When Andres Alonso joined Baltimore City (Md.) Public Schools in 2007, he wasted no time in implementing the Portfolio Strategy. The district had over 80,000 students, 91 percent of which were minority and 82 percent were low-income. Baltimore City had been plagued by low test scores and a widening achievement gap for years, and Alonso sought out this multi-tiered approach as a resolution.
Five years later, Baltimore’s next reform phase is going to be particularly challenging. It’s not as though the first phase came without its challenges, says Sarah Yatsko, senior research analyst with the University of Washington’s Center for Reinventing Public Education (CRPE). In the first phase of the district’s move toward the Portfolio model, it closed schools that were severely low-performing and therefore there was little pushback from the school board and community. In other words, all the low-hanging fruit—or low-performing schools, if you will—have been picked. Now the district is forced to look at a larger bottom tier of schools and determine what will be closed and how resources will be allocated.

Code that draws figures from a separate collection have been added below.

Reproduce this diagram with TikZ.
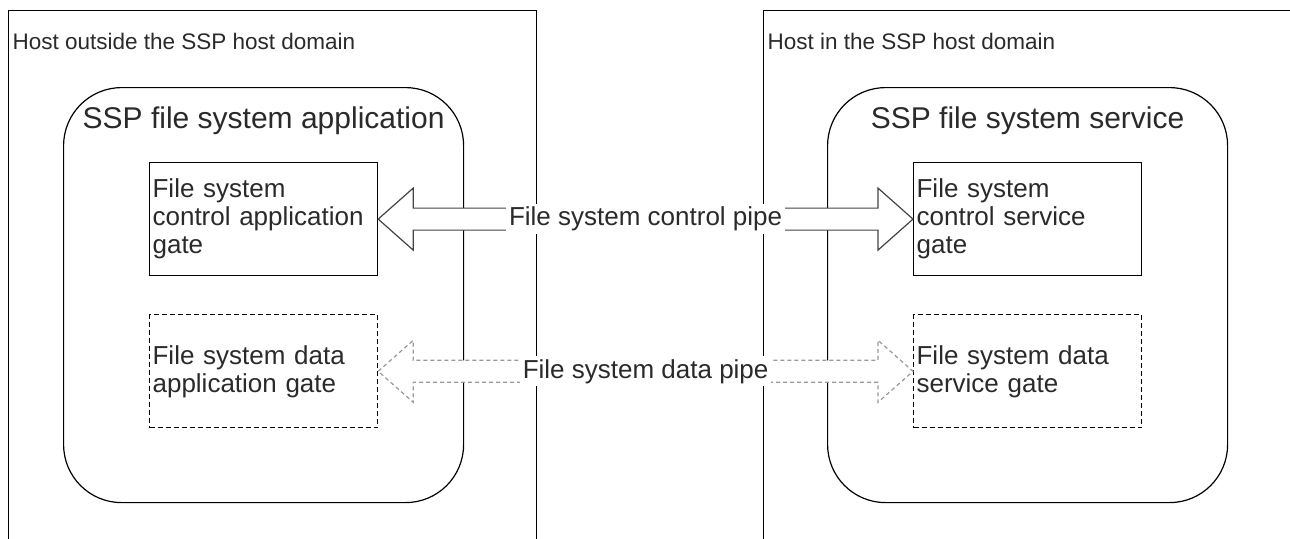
\documentclass[tikz,border=0pt]{standalone}
\usepackage{fontspec}
\setmainfont{Liberation Sans}
\usepackage{tikz}
\usetikzlibrary{positioning}
\usetikzlibrary{calc}

\definecolor{pipegray}{HTML}{444444}
\definecolor{datagray}{HTML}{999999}
\definecolor{textgray}{HTML}{2A2A2A}

\begin{document}
\begin{tikzpicture}[x=1pt,y=-1pt,line width=1.2pt,text=textgray,
		host box/.style={rectangle,draw,anchor=north west,inner sep=0pt},
		app box/.style={rectangle,draw,rounded corners=58pt,anchor=north west,
			minimum width=400pt,minimum height=415pt,inner sep=0pt},
		gate box/.style={rectangle,draw,anchor=north west,minimum width=228pt,
			minimum height=113pt,text width=222pt,inner xsep=3pt,align=left,
			font=\fontsize{26}{28}\selectfont},
		data gate/.style={gate box,dash pattern=on 5pt off 3pt},
		host label/.style={font=\fontsize{22.5}{26}\selectfont,inner sep=0pt,anchor=base west},
		app label/.style={font=\fontsize{30}{34}\selectfont,inner sep=0pt,anchor=base},
		pipe label/.style={fill=white,inner sep=3pt,font=\fontsize{26}{28}\selectfont},
		ctl pipe/.style={draw=pipegray,fill=white,line join=miter},
		data pipe/.style={draw=datagray,fill=white,dash pattern=on 4pt off 3pt}]
		
		\clip (0,0) rectangle (1290,538);
		
		% hosts
		\node[host box,minimum width=528pt,minimum height=560pt] (hostout) at (8,10) {};
		\node[host box,minimum width=540pt,minimum height=560pt] (hostin) at (763,10) {};
		\node[host label] (hostoutlbl) at ($(hostout.north west)+(4,39)$) {Host outside the SSP host domain};
		\node[host label] (hostinlbl) at ($(hostin.north west)+(4,39)$) {Host in the SSP host domain};
		
		% application and service
		\node[app box] (app) at (63,87) {};
		\node[app box] (svc) at (827,87) {};
		\node[app label] (applbl) at ($(app.north)+(0,41)$) {SSP file system application};
		\node[app label] (svclbl) at ($(svc.north)+(0,41)$) {SSP file system service};
		
		% gates
		\node[gate box] (cag) at (149,162) {File system\\control application\\gate};
		\node[data gate] (dag) [below=38pt of cag.south west,anchor=north west] {File system data\\application gate};
		\node[gate box] (csg) at (913,162) {File system\\control service\\gate};
		\node[data gate] (dsg) [below=38pt of csg.south west,anchor=north west] {File system data\\service gate};
		
		% pipes
		\draw[ctl pipe] (cag.east) -- ++(35,-31) -- ++(0,20) -- ($(csg.west)+(-35,-11)$) -- ++(0,-20)
			-- (csg.west) -- ++(-35,31) -- ++(0,-20) -- ($(cag.east)+(35,11)$) -- ++(0,20) -- cycle;
		\draw[data pipe] (dag.east) -- ++(35,-31) -- ++(0,20) -- ($(dsg.west)+(-35,-11)$) -- ++(0,-20)
			-- (dsg.west) -- ++(-35,31) -- ++(0,-20) -- ($(dag.east)+(35,11)$) -- ++(0,20) -- cycle;
		\node[pipe label] (ctllbl) at ($(cag.east)!0.5!(csg.west)$) {File system control pipe};
		\node[pipe label] (datalbl) at ($(dag.east)!0.5!(dsg.west)$) {File system data pipe};
\end{tikzpicture}
\end{document}
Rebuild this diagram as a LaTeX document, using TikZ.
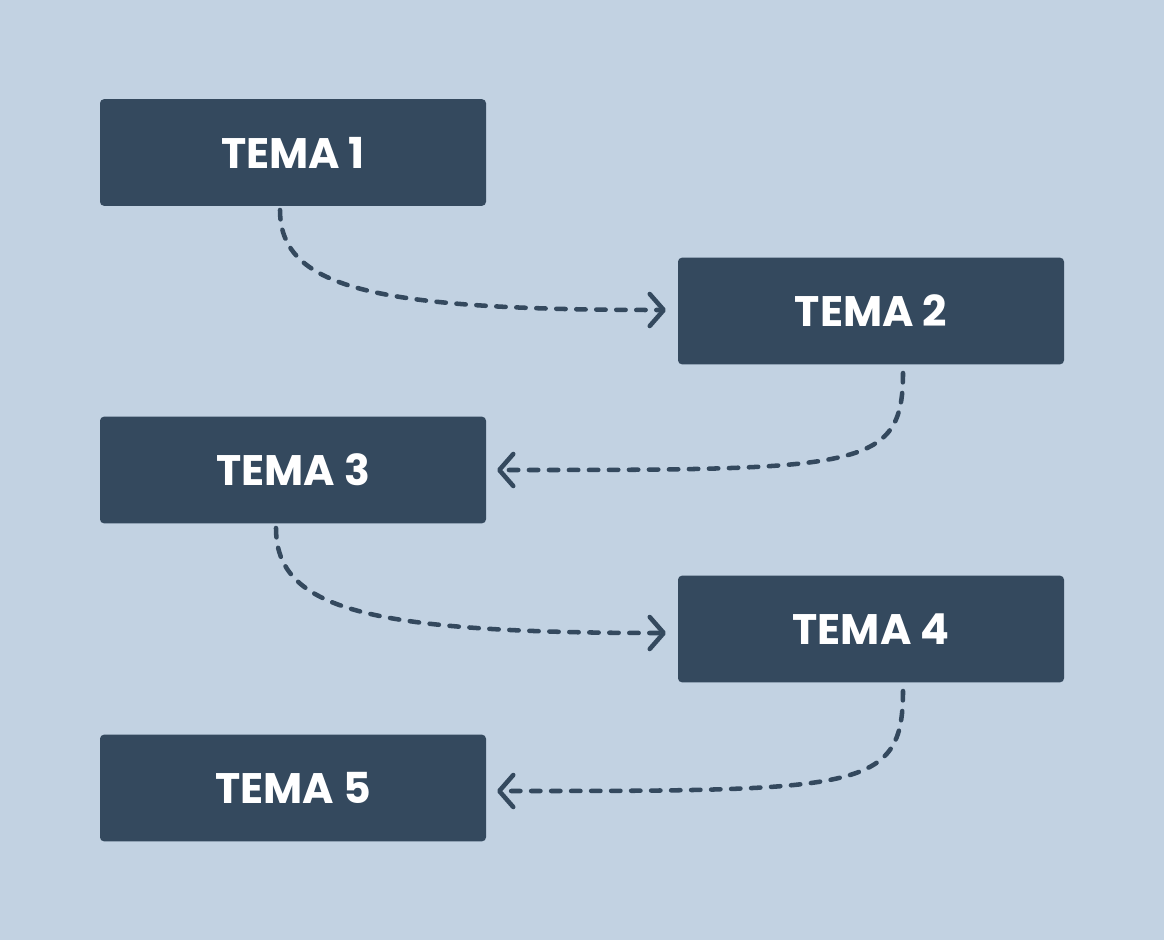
\documentclass[tikz,border=0pt]{standalone}
\usepackage{fontspec}
\setmainfont{Poppins}[BoldFont={* Bold}]
\usetikzlibrary{arrows.meta}
\definecolor{bgc}{HTML}{C2D2E2}
\definecolor{boxc}{HTML}{34495E}
\tikzset{
  temabox/.style={fill=boxc, rounded corners=3pt, minimum width=289.5pt, minimum height=80pt, inner sep=0pt,
    text=white, font=\bfseries\fontsize{32}{38}\selectfont},
  conn/.style={draw=boxc, line width=3.4pt, line cap=round, dash pattern=on 7pt off 8pt,
    -{Straight Barb[length=10.5pt,width=24pt,line cap=round,line join=round]}},
}
\begin{document}
\begin{tikzpicture}[x=0.75pt,y=-0.75pt]
\fill[bgc] (0,0) rectangle (1164,940);
\useasboundingbox (0,0) rectangle (1164,940);
\node[temabox] (t1) at (293,152.5) {TEMA 1};
\node[temabox] (t2) at (871,311) {TEMA 2};
\node[temabox] (t3) at (293,470) {TEMA 3};
\node[temabox] (t4) at (871,629) {TEMA 4};
\node[temabox] (t5) at (293,788) {TEMA 5};
\coordinate (s1) at (280,210);
\coordinate (e1) at (666,310);
\coordinate (s2) at (903,373);
\coordinate (e2) at (497,470);
\coordinate (s3) at (276,528);
\coordinate (e3) at (666,633);
\coordinate (s4) at (903,691);
\coordinate (e4) at (497,791);
\draw[conn] (s1) .. controls (280,290) and (380,310) .. (e1);
\draw[conn] (s2) .. controls (903,470) and (860,470) .. (e2);
\draw[conn] (s3) .. controls (276,610) and (370,633) .. (e3);
\draw[conn] (s4) .. controls (903,791) and (860,791) .. (e4);
\end{tikzpicture}
\end{document}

Baltimore’s progress and success is highlighted in a report released by CRPE in June. Although Baltimore was chosen as a case study, over 25 urban districts around the country, including New York City, Chicago, Denver, and Hartford, have adopted the method.
“The portfolio network has tripled in size in the last five years,” says Yatsko. “If you had a crystal ball, I wonder what we’d think of [the Portfolio Strategy] in 10 years. One thing [co-author] Paul [Hill] has said is it’s not a reform that’s like other reforms. It’s not a formula. It’s really a way of thinking about how you manage a large number of organizations, letting go, and trusting that professionals in your schools know best. And, it just works.”